##### Data shown #####
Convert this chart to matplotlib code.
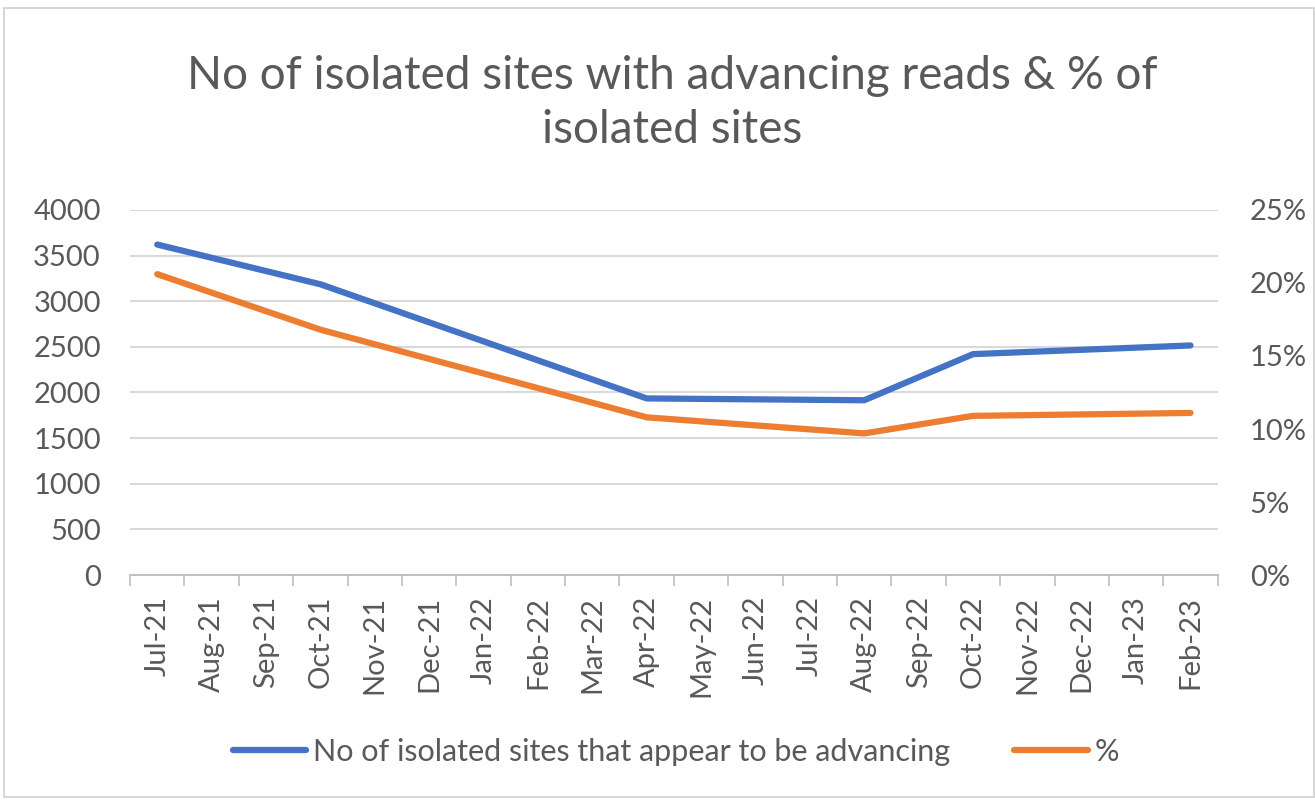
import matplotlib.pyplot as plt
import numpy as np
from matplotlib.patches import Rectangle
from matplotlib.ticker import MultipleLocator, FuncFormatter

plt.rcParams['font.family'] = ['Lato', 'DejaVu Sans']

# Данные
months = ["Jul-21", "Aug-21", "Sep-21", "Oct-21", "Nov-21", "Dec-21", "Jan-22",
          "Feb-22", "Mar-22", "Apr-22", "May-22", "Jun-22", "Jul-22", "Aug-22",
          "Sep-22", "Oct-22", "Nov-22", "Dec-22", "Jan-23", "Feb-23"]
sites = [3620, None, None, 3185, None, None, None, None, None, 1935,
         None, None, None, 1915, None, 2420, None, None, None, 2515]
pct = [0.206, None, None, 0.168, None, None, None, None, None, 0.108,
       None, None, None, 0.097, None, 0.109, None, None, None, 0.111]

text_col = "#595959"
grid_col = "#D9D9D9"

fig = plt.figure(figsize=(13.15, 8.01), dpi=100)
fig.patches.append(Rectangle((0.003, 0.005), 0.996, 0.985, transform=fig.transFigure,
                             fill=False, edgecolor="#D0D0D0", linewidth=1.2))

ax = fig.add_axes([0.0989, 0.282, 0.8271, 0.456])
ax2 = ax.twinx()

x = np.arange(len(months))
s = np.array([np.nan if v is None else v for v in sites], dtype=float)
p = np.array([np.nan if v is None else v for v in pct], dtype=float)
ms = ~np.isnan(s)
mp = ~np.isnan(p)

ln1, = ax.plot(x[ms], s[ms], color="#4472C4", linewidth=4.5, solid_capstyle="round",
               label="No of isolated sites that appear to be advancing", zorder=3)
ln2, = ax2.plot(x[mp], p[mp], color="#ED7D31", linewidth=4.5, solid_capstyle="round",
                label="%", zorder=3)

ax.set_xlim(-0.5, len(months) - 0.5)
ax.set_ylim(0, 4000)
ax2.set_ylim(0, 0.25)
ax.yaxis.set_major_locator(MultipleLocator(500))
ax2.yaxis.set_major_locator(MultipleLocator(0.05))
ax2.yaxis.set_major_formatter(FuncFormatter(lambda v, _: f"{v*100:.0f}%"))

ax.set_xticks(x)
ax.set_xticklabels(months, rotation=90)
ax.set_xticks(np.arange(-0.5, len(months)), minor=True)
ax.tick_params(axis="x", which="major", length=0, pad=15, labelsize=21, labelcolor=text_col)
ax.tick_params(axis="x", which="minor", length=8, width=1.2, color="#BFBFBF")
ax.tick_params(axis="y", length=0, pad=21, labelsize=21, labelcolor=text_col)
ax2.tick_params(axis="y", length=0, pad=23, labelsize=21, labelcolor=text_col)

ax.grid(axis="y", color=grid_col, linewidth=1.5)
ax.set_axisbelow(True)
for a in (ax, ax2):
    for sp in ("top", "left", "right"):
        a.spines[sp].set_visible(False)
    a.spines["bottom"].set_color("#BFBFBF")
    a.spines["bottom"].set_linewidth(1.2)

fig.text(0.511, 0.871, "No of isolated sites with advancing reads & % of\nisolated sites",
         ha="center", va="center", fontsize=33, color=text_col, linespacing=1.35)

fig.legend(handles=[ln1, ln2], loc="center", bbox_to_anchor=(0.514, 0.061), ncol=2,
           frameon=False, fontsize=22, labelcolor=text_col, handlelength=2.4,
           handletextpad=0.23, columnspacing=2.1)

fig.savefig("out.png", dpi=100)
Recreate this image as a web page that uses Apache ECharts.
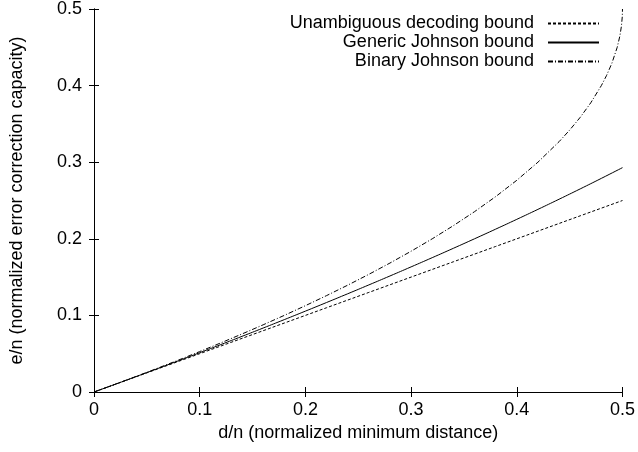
#####
▶ _Short problem_:
Transcribe exactly, please, the lines between the start of the records above and the line holding "plt.rcParams['font.family'] = ['Lato', 'DejaVu", counting both of those lines and omitting pictures.

▶ _Answer to this problem_:
Convert this chart to matplotlib code.
import matplotlib.pyplot as plt
import numpy as np
from matplotlib.patches import Rectangle
from matplotlib.ticker import MultipleLocator, FuncFormatter

plt.rcParams['font.family'] = ['Lato', 'DejaVu Sans']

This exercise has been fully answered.